Il paesino è posto su un cucuzzolo e la nostra batteria è posta a destra del paese sotto un boschetto. Alla destra e alla sinistra della batteria piazzo le nostre due mitragliatrici poste su treppiede lungo per difesa antiaerea. 

Ancora sulla destra della batteria ad una distanza di circa 200 metri c’è una batteria civetta inglese, posta sul piano. 
Mi spiego: per imbrogliare la visione aerea si pone quattro teli mimetici a maglia, alti circa tre metri dal suolo e sotto a questi si dispongono dei finti cannoni, in legno, in modo che il pilota dell’aereo è ingannato. 

Una sera verso le 17, mentre stavo andando a trovare una maestrina del luogo, ero a circa 150 metri dalla batteria sul piano, vedo due aerei tedeschi piombarmi addosso a 50 metri d’altezza sorvolando con una picchiata la mia batteria. 

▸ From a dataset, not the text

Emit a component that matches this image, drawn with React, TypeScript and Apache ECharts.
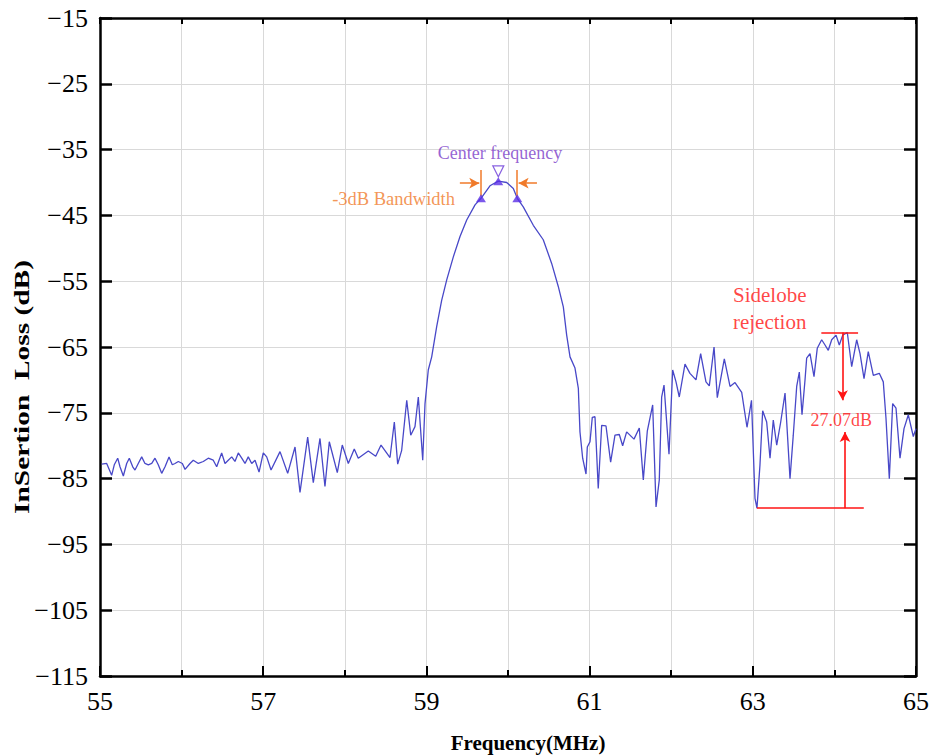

Fanno un giro largo e poi giù ancora in picchiata, vedo le armi di bordo dell’aereo che vomitano fuoco sulla postazione civetta inglese mentre i bozzoli mi cadono tutt’attorno. I miei artiglieri presi alla sprovvista corrono verso le due mitragliatrici, ma grido a tutto fiato: "Non sparate... non sparate... stanno... mitragliando la postazione inglese". 

I due aerei fanno ancora un passaggio sopra la mia batteria, ma questa ben mimetizzata dal boschetto non è scorta e si allontanano indisturbati. 

Tiro un lungo sospiro, se avessimo sparato saremmo stati scoperti ed allora chissà quale carneficina sarebbe scaturita. 
Sono ospite ogni sera dalla maestrina e suo padre, fabbro, è un appassionato cacciatore... Aveva un catenaccio di fucile vecchio e dopo tante contrattazioni riesco ad acquistarlo. Ora occorrono le cartucce, trovo anche queste, ma mancano i pallini. 

Il buon fabbro, Vittorio, fonde del piombo e forgia tanti fili lunghi e sottili. Quando il tutto è raffreddato taglia i fili in tanti piccoli cilindri, mette il tutto in una bottiglia, con un pò di sabbia, fa ruotare il contenuto per almeno mezz’ora, al termine escono dei bei pallini calibro 7 ottimi per tordi, fagiani e lepri. 

Posso così dedicarmi allo svago della caccia nei momenti di pausa della guerra.